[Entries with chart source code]
_ _ _ _ _
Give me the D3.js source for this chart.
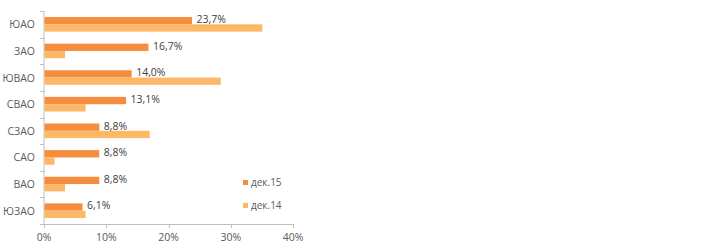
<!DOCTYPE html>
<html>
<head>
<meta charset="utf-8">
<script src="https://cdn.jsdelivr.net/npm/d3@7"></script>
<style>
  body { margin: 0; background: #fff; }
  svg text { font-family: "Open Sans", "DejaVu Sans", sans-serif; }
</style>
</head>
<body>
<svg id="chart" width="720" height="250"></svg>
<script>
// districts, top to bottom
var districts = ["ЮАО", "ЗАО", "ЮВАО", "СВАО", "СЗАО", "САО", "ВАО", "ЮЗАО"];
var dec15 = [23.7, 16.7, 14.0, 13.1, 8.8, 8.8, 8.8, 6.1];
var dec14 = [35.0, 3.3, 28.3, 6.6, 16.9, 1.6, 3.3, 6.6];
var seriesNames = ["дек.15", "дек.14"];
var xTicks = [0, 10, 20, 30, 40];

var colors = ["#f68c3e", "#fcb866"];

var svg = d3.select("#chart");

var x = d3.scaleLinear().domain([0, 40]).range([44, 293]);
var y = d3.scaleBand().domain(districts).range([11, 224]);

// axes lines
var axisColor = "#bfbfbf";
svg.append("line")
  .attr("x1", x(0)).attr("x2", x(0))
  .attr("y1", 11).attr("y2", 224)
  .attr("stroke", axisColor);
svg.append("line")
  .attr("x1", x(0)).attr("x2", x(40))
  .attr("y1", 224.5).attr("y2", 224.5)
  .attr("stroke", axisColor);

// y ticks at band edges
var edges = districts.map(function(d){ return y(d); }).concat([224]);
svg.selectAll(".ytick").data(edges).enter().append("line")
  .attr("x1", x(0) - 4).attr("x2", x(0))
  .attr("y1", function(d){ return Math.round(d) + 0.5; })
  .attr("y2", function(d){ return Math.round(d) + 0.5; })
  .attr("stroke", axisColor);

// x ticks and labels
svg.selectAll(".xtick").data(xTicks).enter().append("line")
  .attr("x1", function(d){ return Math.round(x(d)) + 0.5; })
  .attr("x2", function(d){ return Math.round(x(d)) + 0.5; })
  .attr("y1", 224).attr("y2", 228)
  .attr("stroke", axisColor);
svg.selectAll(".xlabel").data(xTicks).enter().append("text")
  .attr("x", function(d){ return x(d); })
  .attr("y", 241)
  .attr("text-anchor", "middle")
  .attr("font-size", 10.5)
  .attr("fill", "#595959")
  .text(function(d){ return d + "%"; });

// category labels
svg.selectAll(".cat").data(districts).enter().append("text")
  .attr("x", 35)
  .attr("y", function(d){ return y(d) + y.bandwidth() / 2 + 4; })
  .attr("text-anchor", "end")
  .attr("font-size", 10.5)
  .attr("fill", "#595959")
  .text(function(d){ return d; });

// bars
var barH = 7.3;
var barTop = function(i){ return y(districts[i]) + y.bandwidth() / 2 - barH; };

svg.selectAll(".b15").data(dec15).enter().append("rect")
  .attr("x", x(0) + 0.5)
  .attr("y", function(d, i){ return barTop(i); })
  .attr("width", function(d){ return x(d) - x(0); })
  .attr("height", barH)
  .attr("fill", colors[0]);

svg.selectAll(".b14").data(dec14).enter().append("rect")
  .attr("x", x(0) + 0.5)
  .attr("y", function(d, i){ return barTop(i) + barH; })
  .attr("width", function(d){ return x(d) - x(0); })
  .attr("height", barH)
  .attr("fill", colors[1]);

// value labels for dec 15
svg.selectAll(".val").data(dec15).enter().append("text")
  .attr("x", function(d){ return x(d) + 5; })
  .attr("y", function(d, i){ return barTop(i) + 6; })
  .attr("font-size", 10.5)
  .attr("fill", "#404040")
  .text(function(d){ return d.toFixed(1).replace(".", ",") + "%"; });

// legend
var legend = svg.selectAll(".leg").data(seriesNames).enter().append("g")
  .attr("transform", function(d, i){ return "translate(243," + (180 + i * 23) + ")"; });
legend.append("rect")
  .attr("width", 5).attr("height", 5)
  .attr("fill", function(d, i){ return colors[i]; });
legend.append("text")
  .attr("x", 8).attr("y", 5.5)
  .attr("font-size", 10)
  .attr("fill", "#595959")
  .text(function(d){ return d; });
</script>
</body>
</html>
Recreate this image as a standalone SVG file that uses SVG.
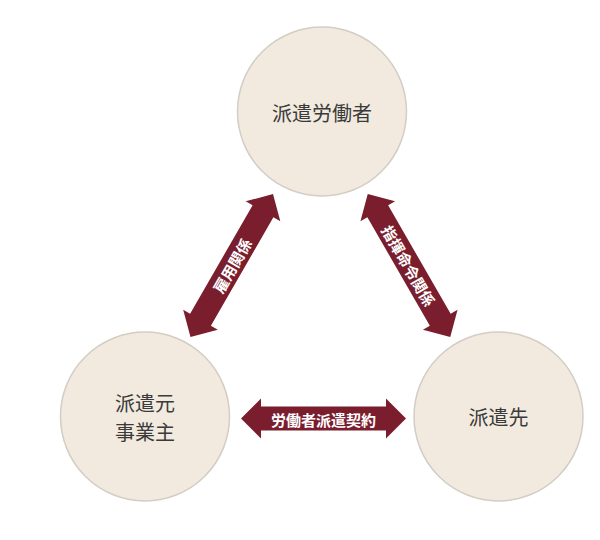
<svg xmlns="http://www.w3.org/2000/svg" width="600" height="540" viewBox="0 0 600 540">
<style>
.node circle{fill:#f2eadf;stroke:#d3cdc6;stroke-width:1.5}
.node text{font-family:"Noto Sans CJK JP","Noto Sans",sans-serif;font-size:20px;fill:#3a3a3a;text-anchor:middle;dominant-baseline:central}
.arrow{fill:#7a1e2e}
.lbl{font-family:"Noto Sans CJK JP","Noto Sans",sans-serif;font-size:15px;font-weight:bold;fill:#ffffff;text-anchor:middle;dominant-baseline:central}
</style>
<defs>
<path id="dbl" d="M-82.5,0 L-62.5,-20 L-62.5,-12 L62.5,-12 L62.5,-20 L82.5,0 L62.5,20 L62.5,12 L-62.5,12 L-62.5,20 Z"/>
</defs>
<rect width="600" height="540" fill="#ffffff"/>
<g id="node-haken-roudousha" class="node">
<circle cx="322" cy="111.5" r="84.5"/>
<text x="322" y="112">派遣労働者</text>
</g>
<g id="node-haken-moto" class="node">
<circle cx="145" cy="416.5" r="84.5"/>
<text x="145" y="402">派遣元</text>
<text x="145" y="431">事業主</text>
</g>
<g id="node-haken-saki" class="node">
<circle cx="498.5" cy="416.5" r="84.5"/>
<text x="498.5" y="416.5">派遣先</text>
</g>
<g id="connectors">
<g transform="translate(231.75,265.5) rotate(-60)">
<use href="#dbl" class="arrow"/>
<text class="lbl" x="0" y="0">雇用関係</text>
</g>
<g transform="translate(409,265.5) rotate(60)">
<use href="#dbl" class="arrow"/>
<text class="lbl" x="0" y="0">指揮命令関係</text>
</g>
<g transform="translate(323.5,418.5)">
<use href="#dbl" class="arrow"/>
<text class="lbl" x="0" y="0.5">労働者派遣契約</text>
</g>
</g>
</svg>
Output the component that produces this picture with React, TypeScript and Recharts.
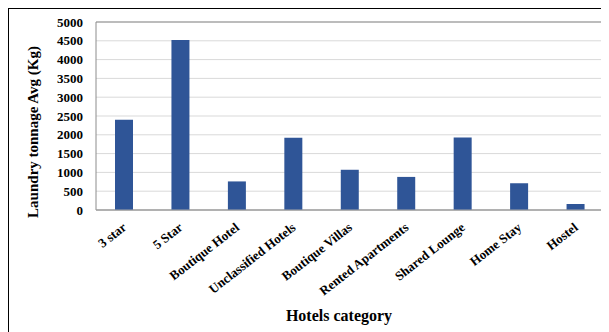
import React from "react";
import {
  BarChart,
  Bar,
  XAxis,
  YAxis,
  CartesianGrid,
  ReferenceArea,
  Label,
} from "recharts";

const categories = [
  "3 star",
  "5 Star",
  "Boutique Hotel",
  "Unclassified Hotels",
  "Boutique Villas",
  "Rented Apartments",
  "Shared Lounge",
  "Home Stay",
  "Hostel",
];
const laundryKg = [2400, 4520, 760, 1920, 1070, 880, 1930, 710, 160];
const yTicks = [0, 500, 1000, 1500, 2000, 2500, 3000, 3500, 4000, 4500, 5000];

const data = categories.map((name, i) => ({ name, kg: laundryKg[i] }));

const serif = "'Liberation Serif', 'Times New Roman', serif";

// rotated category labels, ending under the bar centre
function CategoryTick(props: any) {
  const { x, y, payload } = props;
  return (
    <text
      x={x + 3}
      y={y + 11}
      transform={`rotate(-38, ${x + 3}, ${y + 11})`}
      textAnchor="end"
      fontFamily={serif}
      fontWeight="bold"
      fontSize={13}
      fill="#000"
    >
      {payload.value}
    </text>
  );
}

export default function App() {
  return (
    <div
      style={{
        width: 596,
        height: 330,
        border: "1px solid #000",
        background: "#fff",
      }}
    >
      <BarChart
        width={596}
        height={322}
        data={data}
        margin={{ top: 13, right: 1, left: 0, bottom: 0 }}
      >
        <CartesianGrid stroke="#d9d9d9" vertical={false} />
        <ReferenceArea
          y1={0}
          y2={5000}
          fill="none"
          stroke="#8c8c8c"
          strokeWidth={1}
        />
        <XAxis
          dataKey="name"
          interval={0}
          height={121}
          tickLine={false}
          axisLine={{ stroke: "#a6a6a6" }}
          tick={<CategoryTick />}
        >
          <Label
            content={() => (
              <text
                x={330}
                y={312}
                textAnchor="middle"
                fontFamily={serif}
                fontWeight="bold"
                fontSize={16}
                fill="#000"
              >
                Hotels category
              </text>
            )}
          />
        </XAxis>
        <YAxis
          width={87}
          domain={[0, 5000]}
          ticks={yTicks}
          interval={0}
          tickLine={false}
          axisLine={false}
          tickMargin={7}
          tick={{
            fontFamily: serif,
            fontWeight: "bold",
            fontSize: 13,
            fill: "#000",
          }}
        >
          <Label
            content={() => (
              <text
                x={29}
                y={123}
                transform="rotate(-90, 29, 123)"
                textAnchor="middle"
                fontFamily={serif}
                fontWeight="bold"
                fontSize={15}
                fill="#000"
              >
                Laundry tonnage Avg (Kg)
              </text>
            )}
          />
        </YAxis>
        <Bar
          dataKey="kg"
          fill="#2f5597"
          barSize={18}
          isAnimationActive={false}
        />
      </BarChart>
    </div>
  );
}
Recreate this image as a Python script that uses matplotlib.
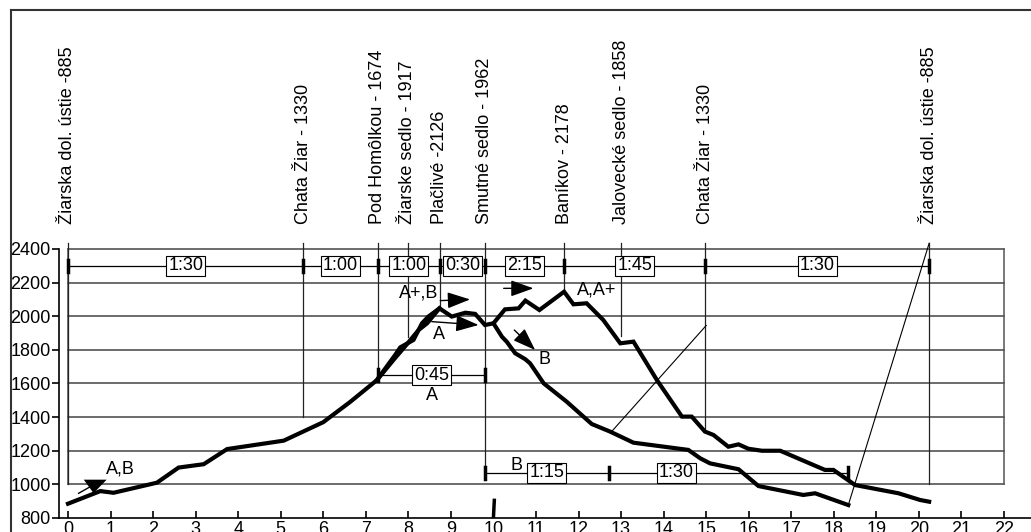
_ _ _ _ _
Starting at the top of the listing above, reproduce each line up to and including the one with "var y = d3.scaleBand().domain(districts).range([11, 224]);"; omit the pictures.

[Response to the exercise]
Give me the D3.js source for this chart.
<!DOCTYPE html>
<html>
<head>
<meta charset="utf-8">
<script src="https://cdn.jsdelivr.net/npm/d3@7"></script>
<style>
  body { margin: 0; background: #fff; }
  svg text { font-family: "Open Sans", "DejaVu Sans", sans-serif; }
</style>
</head>
<body>
<svg id="chart" width="720" height="250"></svg>
<script>
// districts, top to bottom
var districts = ["ЮАО", "ЗАО", "ЮВАО", "СВАО", "СЗАО", "САО", "ВАО", "ЮЗАО"];
var dec15 = [23.7, 16.7, 14.0, 13.1, 8.8, 8.8, 8.8, 6.1];
var dec14 = [35.0, 3.3, 28.3, 6.6, 16.9, 1.6, 3.3, 6.6];
var seriesNames = ["дек.15", "дек.14"];
var xTicks = [0, 10, 20, 30, 40];

var colors = ["#f68c3e", "#fcb866"];

var svg = d3.select("#chart");

var x = d3.scaleLinear().domain([0, 40]).range([44, 293]);
var y = d3.scaleBand().domain(districts).range([11, 224]);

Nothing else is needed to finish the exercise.